There are risks. One is that the Fed may be putting too much faith in the reliability of the unemployment rate. It may think the natural unemployment rate is lower than it is, and in trying to push unemployment below that natural rate, drive up inflation – exactly the error it made in the 1970s.
By setting a current unemployment threshold and a projected inflation threshhold (specifically, the FOMC has to expect inflation to top 2.5% in one to two years), it aggravates that risk, since the FOMC will not be inclined to forecast inflation above its own target. In the opposite direction, the unemployment rate may overstate the economy’s strength, as its strangely rapid descent in the last year seems to do, triggering a premature tightening.
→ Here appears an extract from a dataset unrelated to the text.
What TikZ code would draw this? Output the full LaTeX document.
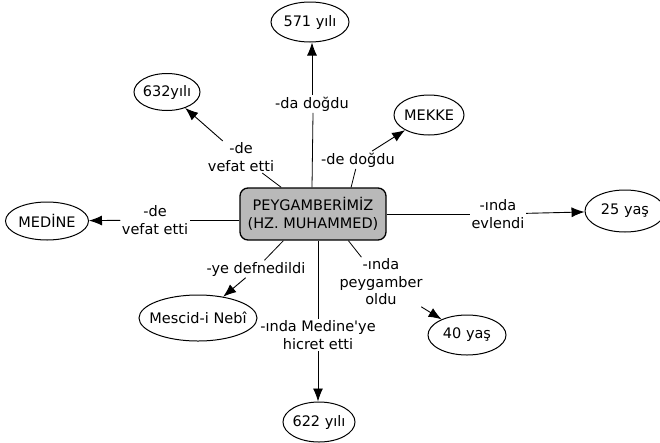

In truth, though, I think those are pretty minor risks. A much bigger risk is that for all the theoretical appeal of the Evans rule, it is not at all clear the Fed’s tools can deliver the lower unemployment it wants. If the public shares that scepticism, the expectations effect won’t work.
The Fed did say it would step up QE to $85 billion a month; Operation Twist, under which $45 billion of long-term Treasurys were bought in exchange for short-term paper each month, will be replaced by $45 billion of Treasury purchases, financed by printing money. But will those bond purchases do much good? The quick rally and reversal in equity markets is not encouraging. It may be, of course, that the new threshholds don’t change the path of tightening already discounted in the market. Or it may be, as Mohamed El-Erian writes:
Consider … the competing emotions a patient feels when confronted with news of a new drug that is yet to go through clinical testing. Professional investors welcomed the news that the Fed is “all in” when it comes to trying new drugs to stimulate the economy. And they fully understand that the transmission mechanism runs right through the equity markets.
As Bernanke has stated, the Fed is looking to “push investors to take more risks.” Hence the initial positive reaction to the announcement… As the day proceeded, investors realised that, like any experimental drug, there is a material risk of complications. After all, the Fed’s operational modalities are not straightforward; the analytical underpinnings are far from robust; and the Fed’s prior experimental measures have not succeeded in generating sustainable growth
Outsiders aren’t the only ones wondering about the efficacy of more QE. Jeremy Stein, a Fed governor, recently made the unsettling case that at least for business, Treasury purchases have no impact whatsoever on spending intentions (though the effect on households through mortgage purchases could still be quite strong).
Mr Bernanke seemed to have doubts of his own. Asked what more the Fed could do once the balance sheet, now just under $3 trillion, reaches $4 trillion, he replied:
It’s always possible we can find new ways to provide support for the economy. But it is certainly true that with interest rates near zero, and with the balance sheet already large, that the ability to provide additional accommodation is not unlimited.
That, actually, is an argument for being a little bit more aggressive now, to get the economy moving, to get some momentum. That protects the economy against unanticipated shocks that might occur and gets us off the zero-bound earlier.
In other words, the Fed should use lots of QE now, when it works, so that it doesn’t have to use more later, when it may not. This is not exactly the world’s most ringing endorsement of unconventional monetary policy. But it’s an honest one.